Your task is to repeat the entries exactly. Leave the pictures out.
=-=-=-=-=
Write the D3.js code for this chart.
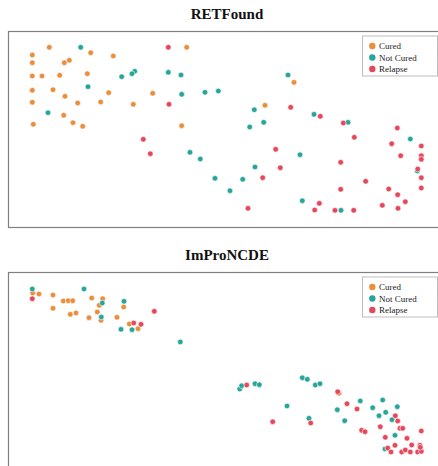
<!DOCTYPE html>
<html>
<head>
<meta charset="utf-8">
<script src="https://cdn.jsdelivr.net/npm/d3@7"></script>
<style>
  body { margin: 0; background: #fff; }
  svg { display: block; }
</style>
</head>
<body>
<div id="container"></div>
<script>
// embedding coordinates (arbitrary units, y up)
var categories = ["Cured", "Not Cured", "Relapse"];
var colors = ["#e98e3c", "#27a59b", "#e5485b"];

var retCured = [[41.3,179.7],[24.3,172],[24.3,164.3],[56.3,164.3],[61.3,166.7],[82.7,174.3],[105.3,171],[24.3,151],[34,151],[51.7,151.7],[79.3,153.3],[24.3,136.7],[45,137.3],[57,130.7],[100.7,134.3],[24.3,124.7],[69.7,124],[92.7,125],[125.3,122.7],[144.7,133.7],[25.3,102.7],[55.7,111.7],[65,104.3],[74.7,100.7],[173.7,101.3],[178.7,179.7],[286,144.7],[257,121.7]];
var retNotCured = [[72.7,179.7],[126.7,155.7],[124,153.3],[113.7,150.3],[80,140.3],[40,114.3],[160.3,154.7],[173,152],[173.7,132.7],[197,134.7],[210.3,136],[182,74.7],[192.3,68],[207,48.7],[280,152],[246.3,117.3],[241.7,100],[255.7,104.7],[306,112.7],[340,104.7],[292,72.3],[247,60],[234.7,47.7],[222,36.3],[294.3,26.3],[333,16.7],[402.3,88],[409.3,56]];
var retRelapse = [[160.3,179.7],[161,122.7],[135.3,87.7],[142.3,73.3],[282.7,119.7],[312.3,110.7],[335.3,104],[346.3,89.7],[389.3,99],[383.7,83.3],[413.3,81],[392.7,71.3],[413.3,71.3],[413.3,67.7],[409.7,58],[413.3,49.3],[413.3,39],[267.7,77.7],[272.3,59.3],[254.7,49.3],[332.7,64.7],[357.7,45.7],[332.7,37.7],[380.7,38],[389.7,32.3],[397.3,25.3],[374.3,21.7],[390,18.7],[240,18.7],[311.3,23.7],[306.7,17],[327,16.7],[345.7,16.7]];

var impCured = [[24.7,175],[31,174],[45,173],[45,159.7],[55.3,167],[60.3,167.3],[64.7,167.3],[83.7,170],[94.7,169.3],[91.3,162.7],[62.3,153.7],[68,155],[89.3,156],[81,150.3],[93,147.7],[115.7,161],[109,150.7],[121.3,144],[130,139.3],[331,74.7]];
var impNotCured = [[24.3,179],[76,179],[94.3,165],[116,166.7],[93.3,151],[113,138.7],[124,138.3],[172.3,126],[231.7,79],[233.7,82.3],[247,84.3],[251.3,83.3],[294.3,90.3],[299.3,88.7],[307.3,83],[312,84.3],[279,62],[301,49.7],[329.3,58.3],[352.3,67],[364.7,60.3],[374.7,68],[377.7,55.7],[371,52.3],[389.3,61.3],[384,48.3],[387,32.7],[336.7,47.3],[377,19]];
var impRelapse = [[24.3,169.3],[125.7,145],[133,143.7],[146.3,156.7],[238.7,83],[329.7,76.3],[339,64.3],[349,59],[264.7,46.3],[302.7,45],[387.3,52.3],[389.7,47],[372.3,41.3],[392,39.7],[394.7,39.7],[353.7,37.7],[357,36.3],[377.3,30.7],[399,29.7],[413.3,37],[379.7,20],[387,22.7],[403.7,23],[412,22.7],[383,16],[393.7,16],[397.3,18],[402.3,16],[409.7,16],[413.3,16.7],[412.3,20.7]];

var panels = [
    { title: "RETFound", top: 31, series: [retCured, retNotCured, retRelapse] },
    { title: "ImProNCDE", top: 272, series: [impCured, impNotCured, impRelapse] }
];

var W = 438, H = 466;
var frameW = 440, frameH = 196, left = 8;

var svg = d3.select("#container").append("svg")
    .attr("width", W)
    .attr("height", H);

var color = d3.scaleOrdinal().domain(categories).range(colors);

panels.forEach(function (p) {
    var x = d3.scaleLinear().domain([0, 440]).range([left, left + frameW]);
    var y = d3.scaleLinear().domain([0, 196]).range([p.top + frameH, p.top]);

    var g = svg.append("g");

    g.append("text")
        .attr("x", 227)
        .attr("y", p.top - 12.5)
        .attr("text-anchor", "middle")
        .style("font-family", "'Liberation Serif', 'Times New Roman', serif")
        .style("font-weight", "bold")
        .style("font-size", "15px")
        .style("fill", "#111")
        .text(p.title);

    g.append("rect")
        .attr("x", left + 0.5)
        .attr("y", p.top + 0.5)
        .attr("width", frameW)
        .attr("height", frameH)
        .style("fill", "none")
        .style("stroke", "#808080")
        .style("stroke-width", 1.2);

    p.series.forEach(function (pts, k) {
        g.selectAll("circle.s" + k)
            .data(pts)
            .enter().append("circle")
            .attr("class", "s" + k)
            .attr("cx", d => x(d[0]))
            .attr("cy", d => y(d[1]))
            .attr("r", 2.8)
            .style("fill", color(categories[k]))
            .style("stroke", "#fff")
            .style("stroke-width", 0.6);
    });

    // legend
    var lg = g.append("g").attr("transform", `translate(362,${p.top + 4.5})`);
    lg.append("rect")
        .attr("x", 0.5)
        .attr("y", 0.5)
        .attr("width", 75)
        .attr("height", 40)
        .style("fill", "#fff")
        .style("stroke", "#bdbdbd")
        .style("stroke-width", 1);
    categories.forEach(function (c, k) {
        var yy = 10.5 + k * 11.5;
        lg.append("circle")
            .attr("cx", 10.3)
            .attr("cy", yy)
            .attr("r", 3.2)
            .style("fill", color(c));
        lg.append("text")
            .attr("x", 17)
            .attr("y", yy + 3)
            .style("font-family", "'Liberation Serif', 'Times New Roman', serif")
            .style("font-size", "9px")
            .style("fill", "#222")
            .text(c);
    });
});
</script>
</body>
</html>
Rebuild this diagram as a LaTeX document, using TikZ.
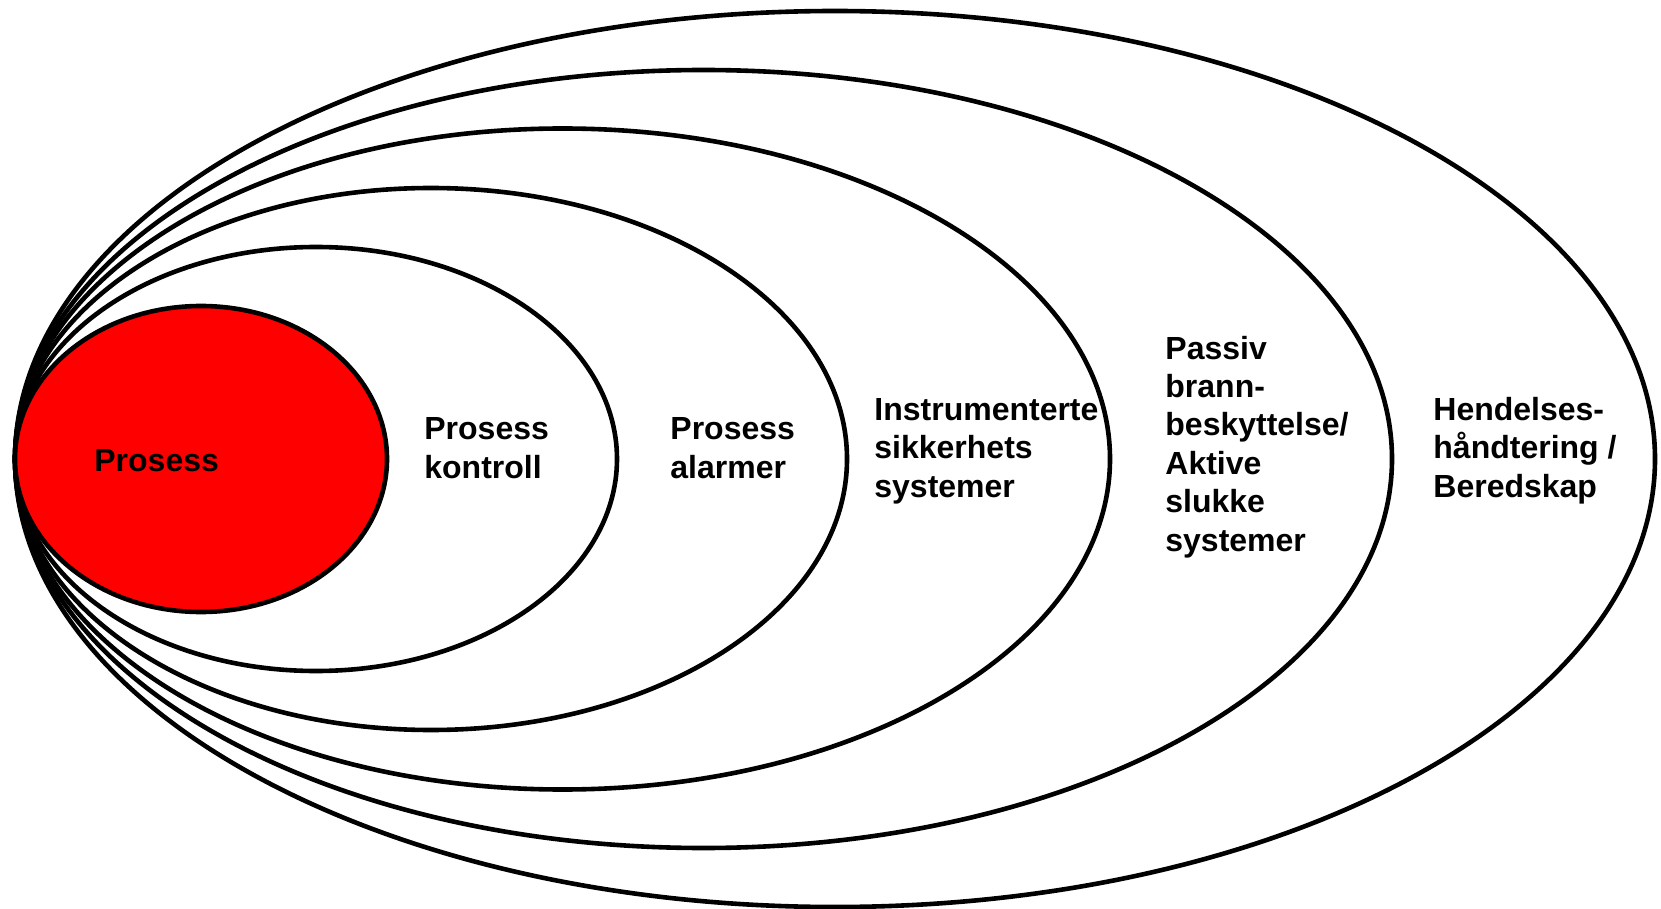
=-=-=-=-=
Full response
Write the D3.js code for this chart.
<!DOCTYPE html>
<html>
<head>
<meta charset="utf-8">
<script src="https://cdn.jsdelivr.net/npm/d3@7"></script>
<style>
  body { margin: 0; background: #fff; }
  svg { display: block; }
</style>
</head>
<body>
<div id="container"></div>
<script>
// embedding coordinates (arbitrary units, y up)
var categories = ["Cured", "Not Cured", "Relapse"];
var colors = ["#e98e3c", "#27a59b", "#e5485b"];

var retCured = [[41.3,179.7],[24.3,172],[24.3,164.3],[56.3,164.3],[61.3,166.7],[82.7,174.3],[105.3,171],[24.3,151],[34,151],[51.7,151.7],[79.3,153.3],[24.3,136.7],[45,137.3],[57,130.7],[100.7,134.3],[24.3,124.7],[69.7,124],[92.7,125],[125.3,122.7],[144.7,133.7],[25.3,102.7],[55.7,111.7],[65,104.3],[74.7,100.7],[173.7,101.3],[178.7,179.7],[286,144.7],[257,121.7]];
var retNotCured = [[72.7,179.7],[126.7,155.7],[124,153.3],[113.7,150.3],[80,140.3],[40,114.3],[160.3,154.7],[173,152],[173.7,132.7],[197,134.7],[210.3,136],[182,74.7],[192.3,68],[207,48.7],[280,152],[246.3,117.3],[241.7,100],[255.7,104.7],[306,112.7],[340,104.7],[292,72.3],[247,60],[234.7,47.7],[222,36.3],[294.3,26.3],[333,16.7],[402.3,88],[409.3,56]];
var retRelapse = [[160.3,179.7],[161,122.7],[135.3,87.7],[142.3,73.3],[282.7,119.7],[312.3,110.7],[335.3,104],[346.3,89.7],[389.3,99],[383.7,83.3],[413.3,81],[392.7,71.3],[413.3,71.3],[413.3,67.7],[409.7,58],[413.3,49.3],[413.3,39],[267.7,77.7],[272.3,59.3],[254.7,49.3],[332.7,64.7],[357.7,45.7],[332.7,37.7],[380.7,38],[389.7,32.3],[397.3,25.3],[374.3,21.7],[390,18.7],[240,18.7],[311.3,23.7],[306.7,17],[327,16.7],[345.7,16.7]];

var impCured = [[24.7,175],[31,174],[45,173],[45,159.7],[55.3,167],[60.3,167.3],[64.7,167.3],[83.7,170],[94.7,169.3],[91.3,162.7],[62.3,153.7],[68,155],[89.3,156],[81,150.3],[93,147.7],[115.7,161],[109,150.7],[121.3,144],[130,139.3],[331,74.7]];
var impNotCured = [[24.3,179],[76,179],[94.3,165],[116,166.7],[93.3,151],[113,138.7],[124,138.3],[172.3,126],[231.7,79],[233.7,82.3],[247,84.3],[251.3,83.3],[294.3,90.3],[299.3,88.7],[307.3,83],[312,84.3],[279,62],[301,49.7],[329.3,58.3],[352.3,67],[364.7,60.3],[374.7,68],[377.7,55.7],[371,52.3],[389.3,61.3],[384,48.3],[387,32.7],[336.7,47.3],[377,19]];
var impRelapse = [[24.3,169.3],[125.7,145],[133,143.7],[146.3,156.7],[238.7,83],[329.7,76.3],[339,64.3],[349,59],[264.7,46.3],[302.7,45],[387.3,52.3],[389.7,47],[372.3,41.3],[392,39.7],[394.7,39.7],[353.7,37.7],[357,36.3],[377.3,30.7],[399,29.7],[413.3,37],[379.7,20],[387,22.7],[403.7,23],[412,22.7],[383,16],[393.7,16],[397.3,18],[402.3,16],[409.7,16],[413.3,16.7],[412.3,20.7]];

var panels = [
    { title: "RETFound", top: 31, series: [retCured, retNotCured, retRelapse] },
    { title: "ImProNCDE", top: 272, series: [impCured, impNotCured, impRelapse] }
];

var W = 438, H = 466;
var frameW = 440, frameH = 196, left = 8;

var svg = d3.select("#container").append("svg")
    .attr("width", W)
    .attr("height", H);

var color = d3.scaleOrdinal().domain(categories).range(colors);

panels.forEach(function (p) {
    var x = d3.scaleLinear().domain([0, 440]).range([left, left + frameW]);
    var y = d3.scaleLinear().domain([0, 196]).range([p.top + frameH, p.top]);

    var g = svg.append("g");

    g.append("text")
        .attr("x", 227)
        .attr("y", p.top - 12.5)
        .attr("text-anchor", "middle")
        .style("font-family", "'Liberation Serif', 'Times New Roman', serif")
        .style("font-weight", "bold")
        .style("font-size", "15px")
        .style("fill", "#111")
        .text(p.title);

    g.append("rect")
        .attr("x", left + 0.5)
        .attr("y", p.top + 0.5)
        .attr("width", frameW)
        .attr("height", frameH)
        .style("fill", "none")
        .style("stroke", "#808080")
        .style("stroke-width", 1.2);

    p.series.forEach(function (pts, k) {
        g.selectAll("circle.s" + k)
            .data(pts)
            .enter().append("circle")
            .attr("class", "s" + k)
            .attr("cx", d => x(d[0]))
            .attr("cy", d => y(d[1]))
            .attr("r", 2.8)
            .style("fill", color(categories[k]))
            .style("stroke", "#fff")
            .style("stroke-width", 0.6);
    });

    // legend
    var lg = g.append("g").attr("transform", `translate(362,${p.top + 4.5})`);
    lg.append("rect")
        .attr("x", 0.5)
        .attr("y", 0.5)
        .attr("width", 75)
        .attr("height", 40)
        .style("fill", "#fff")
        .style("stroke", "#bdbdbd")
        .style("stroke-width", 1);
    categories.forEach(function (c, k) {
        var yy = 10.5 + k * 11.5;
        lg.append("circle")
            .attr("cx", 10.3)
            .attr("cy", yy)
            .attr("r", 3.2)
            .style("fill", color(c));
        lg.append("text")
            .attr("x", 17)
            .attr("y", yy + 3)
            .style("font-family", "'Liberation Serif', 'Times New Roman', serif")
            .style("font-size", "9px")
            .style("fill", "#222")
            .text(c);
    });
});
</script>
</body>
</html>
Rebuild this diagram as a LaTeX document, using TikZ.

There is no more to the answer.